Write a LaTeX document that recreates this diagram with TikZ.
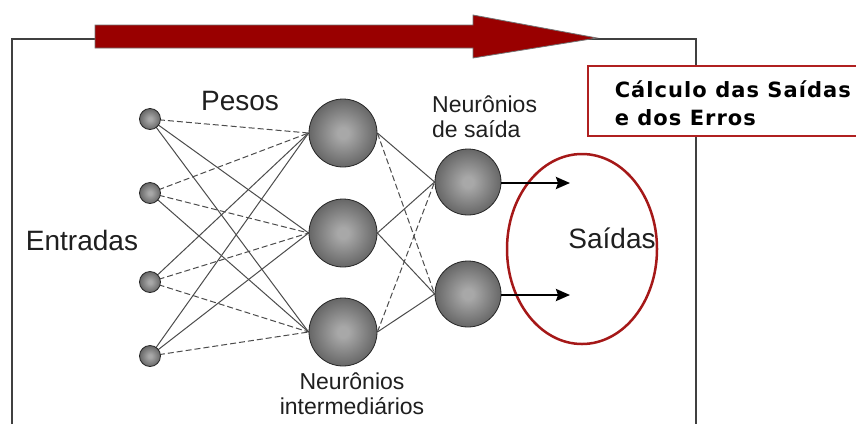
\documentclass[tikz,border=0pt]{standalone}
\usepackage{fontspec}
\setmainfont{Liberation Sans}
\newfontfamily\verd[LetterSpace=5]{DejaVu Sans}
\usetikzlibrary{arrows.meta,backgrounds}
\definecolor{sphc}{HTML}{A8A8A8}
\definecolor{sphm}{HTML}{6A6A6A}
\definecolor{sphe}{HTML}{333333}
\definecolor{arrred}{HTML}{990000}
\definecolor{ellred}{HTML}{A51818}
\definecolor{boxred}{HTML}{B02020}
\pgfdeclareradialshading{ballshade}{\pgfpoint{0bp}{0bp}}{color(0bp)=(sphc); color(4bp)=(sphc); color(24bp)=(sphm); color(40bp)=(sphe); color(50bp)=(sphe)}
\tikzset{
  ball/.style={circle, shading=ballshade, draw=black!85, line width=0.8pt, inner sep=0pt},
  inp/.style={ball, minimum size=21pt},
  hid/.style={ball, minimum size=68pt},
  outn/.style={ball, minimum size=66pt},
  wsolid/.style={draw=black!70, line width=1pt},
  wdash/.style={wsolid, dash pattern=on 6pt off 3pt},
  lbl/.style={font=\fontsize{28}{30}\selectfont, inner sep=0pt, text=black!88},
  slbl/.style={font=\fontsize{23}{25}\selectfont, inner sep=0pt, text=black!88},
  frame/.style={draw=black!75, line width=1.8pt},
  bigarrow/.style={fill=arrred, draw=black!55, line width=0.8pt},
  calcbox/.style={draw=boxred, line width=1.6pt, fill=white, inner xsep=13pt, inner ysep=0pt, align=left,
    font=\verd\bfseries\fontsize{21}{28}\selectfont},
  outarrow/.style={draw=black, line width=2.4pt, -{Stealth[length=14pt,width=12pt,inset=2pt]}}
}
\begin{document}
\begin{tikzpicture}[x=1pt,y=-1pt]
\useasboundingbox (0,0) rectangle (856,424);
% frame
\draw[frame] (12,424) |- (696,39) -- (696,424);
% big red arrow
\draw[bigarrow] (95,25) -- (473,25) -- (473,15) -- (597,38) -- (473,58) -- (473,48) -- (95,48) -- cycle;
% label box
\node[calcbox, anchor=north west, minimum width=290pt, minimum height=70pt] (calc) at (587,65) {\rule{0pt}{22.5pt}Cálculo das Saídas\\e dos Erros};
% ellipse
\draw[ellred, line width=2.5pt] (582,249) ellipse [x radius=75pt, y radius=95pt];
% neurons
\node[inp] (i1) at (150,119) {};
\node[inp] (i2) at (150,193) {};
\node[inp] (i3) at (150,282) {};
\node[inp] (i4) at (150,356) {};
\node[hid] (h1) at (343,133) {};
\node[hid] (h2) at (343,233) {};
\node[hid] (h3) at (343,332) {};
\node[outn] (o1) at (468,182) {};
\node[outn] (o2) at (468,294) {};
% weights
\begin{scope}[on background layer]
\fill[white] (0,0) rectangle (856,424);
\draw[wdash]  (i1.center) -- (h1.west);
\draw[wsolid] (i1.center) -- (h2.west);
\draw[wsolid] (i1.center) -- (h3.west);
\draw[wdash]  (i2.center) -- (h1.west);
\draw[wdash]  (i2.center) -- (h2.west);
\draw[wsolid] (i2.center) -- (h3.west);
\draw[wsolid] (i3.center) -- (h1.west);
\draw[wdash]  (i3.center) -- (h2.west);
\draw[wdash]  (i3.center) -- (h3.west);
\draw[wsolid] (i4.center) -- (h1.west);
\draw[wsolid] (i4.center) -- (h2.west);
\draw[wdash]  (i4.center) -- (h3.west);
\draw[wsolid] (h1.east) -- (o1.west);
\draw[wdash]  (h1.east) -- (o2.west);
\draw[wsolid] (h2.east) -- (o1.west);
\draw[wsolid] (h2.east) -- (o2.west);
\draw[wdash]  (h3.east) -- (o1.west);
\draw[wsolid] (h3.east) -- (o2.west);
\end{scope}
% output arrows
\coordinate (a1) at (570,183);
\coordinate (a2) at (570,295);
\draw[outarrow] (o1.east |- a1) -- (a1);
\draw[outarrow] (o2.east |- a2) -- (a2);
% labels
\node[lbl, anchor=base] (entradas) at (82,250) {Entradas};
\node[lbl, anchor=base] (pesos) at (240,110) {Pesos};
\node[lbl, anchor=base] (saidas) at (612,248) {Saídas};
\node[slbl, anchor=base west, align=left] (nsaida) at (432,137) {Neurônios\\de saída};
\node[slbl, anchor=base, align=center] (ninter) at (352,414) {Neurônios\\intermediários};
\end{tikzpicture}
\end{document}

*****

**WRITTEN TASK**
Copy out the data above exactly, except the pictures.

**EXERCISE RESULT**
Write a LaTeX document that recreates this diagram with TikZ.
\documentclass[tikz,border=0pt]{standalone}
\usepackage{fontspec}
\setmainfont{Liberation Sans}
\newfontfamily\verd[LetterSpace=5]{DejaVu Sans}
\usetikzlibrary{arrows.meta,backgrounds}
\definecolor{sphc}{HTML}{A8A8A8}
\definecolor{sphm}{HTML}{6A6A6A}
\definecolor{sphe}{HTML}{333333}
\definecolor{arrred}{HTML}{990000}
\definecolor{ellred}{HTML}{A51818}
\definecolor{boxred}{HTML}{B02020}
\pgfdeclareradialshading{ballshade}{\pgfpoint{0bp}{0bp}}{color(0bp)=(sphc); color(4bp)=(sphc); color(24bp)=(sphm); color(40bp)=(sphe); color(50bp)=(sphe)}
\tikzset{
  ball/.style={circle, shading=ballshade, draw=black!85, line width=0.8pt, inner sep=0pt},
  inp/.style={ball, minimum size=21pt},
  hid/.style={ball, minimum size=68pt},
  outn/.style={ball, minimum size=66pt},
  wsolid/.style={draw=black!70, line width=1pt},
  wdash/.style={wsolid, dash pattern=on 6pt off 3pt},
  lbl/.style={font=\fontsize{28}{30}\selectfont, inner sep=0pt, text=black!88},
  slbl/.style={font=\fontsize{23}{25}\selectfont, inner sep=0pt, text=black!88},
  frame/.style={draw=black!75, line width=1.8pt},
  bigarrow/.style={fill=arrred, draw=black!55, line width=0.8pt},
  calcbox/.style={draw=boxred, line width=1.6pt, fill=white, inner xsep=13pt, inner ysep=0pt, align=left,
    font=\verd\bfseries\fontsize{21}{28}\selectfont},
  outarrow/.style={draw=black, line width=2.4pt, -{Stealth[length=14pt,width=12pt,inset=2pt]}}
}
\begin{document}
\begin{tikzpicture}[x=1pt,y=-1pt]
\useasboundingbox (0,0) rectangle (856,424);
% frame
\draw[frame] (12,424) |- (696,39) -- (696,424);
% big red arrow
\draw[bigarrow] (95,25) -- (473,25) -- (473,15) -- (597,38) -- (473,58) -- (473,48) -- (95,48) -- cycle;
% label box
\node[calcbox, anchor=north west, minimum width=290pt, minimum height=70pt] (calc) at (587,65) {\rule{0pt}{22.5pt}Cálculo das Saídas\\e dos Erros};
% ellipse
\draw[ellred, line width=2.5pt] (582,249) ellipse [x radius=75pt, y radius=95pt];
% neurons
\node[inp] (i1) at (150,119) {};
\node[inp] (i2) at (150,193) {};
\node[inp] (i3) at (150,282) {};
\node[inp] (i4) at (150,356) {};
\node[hid] (h1) at (343,133) {};
\node[hid] (h2) at (343,233) {};
\node[hid] (h3) at (343,332) {};
\node[outn] (o1) at (468,182) {};
\node[outn] (o2) at (468,294) {};
% weights
\begin{scope}[on background layer]
\fill[white] (0,0) rectangle (856,424);
\draw[wdash]  (i1.center) -- (h1.west);
\draw[wsolid] (i1.center) -- (h2.west);
\draw[wsolid] (i1.center) -- (h3.west);
\draw[wdash]  (i2.center) -- (h1.west);
\draw[wdash]  (i2.center) -- (h2.west);
\draw[wsolid] (i2.center) -- (h3.west);
\draw[wsolid] (i3.center) -- (h1.west);
\draw[wdash]  (i3.center) -- (h2.west);
\draw[wdash]  (i3.center) -- (h3.west);
\draw[wsolid] (i4.center) -- (h1.west);
\draw[wsolid] (i4.center) -- (h2.west);
\draw[wdash]  (i4.center) -- (h3.west);
\draw[wsolid] (h1.east) -- (o1.west);
\draw[wdash]  (h1.east) -- (o2.west);
\draw[wsolid] (h2.east) -- (o1.west);
\draw[wsolid] (h2.east) -- (o2.west);
\draw[wdash]  (h3.east) -- (o1.west);
\draw[wsolid] (h3.east) -- (o2.west);
\end{scope}
% output arrows
\coordinate (a1) at (570,183);
\coordinate (a2) at (570,295);
\draw[outarrow] (o1.east |- a1) -- (a1);
\draw[outarrow] (o2.east |- a2) -- (a2);
% labels
\node[lbl, anchor=base] (entradas) at (82,250) {Entradas};
\node[lbl, anchor=base] (pesos) at (240,110) {Pesos};
\node[lbl, anchor=base] (saidas) at (612,248) {Saídas};
\node[slbl, anchor=base west, align=left] (nsaida) at (432,137) {Neurônios\\de saída};
\node[slbl, anchor=base, align=center] (ninter) at (352,414) {Neurônios\\intermediários};
\end{tikzpicture}
\end{document}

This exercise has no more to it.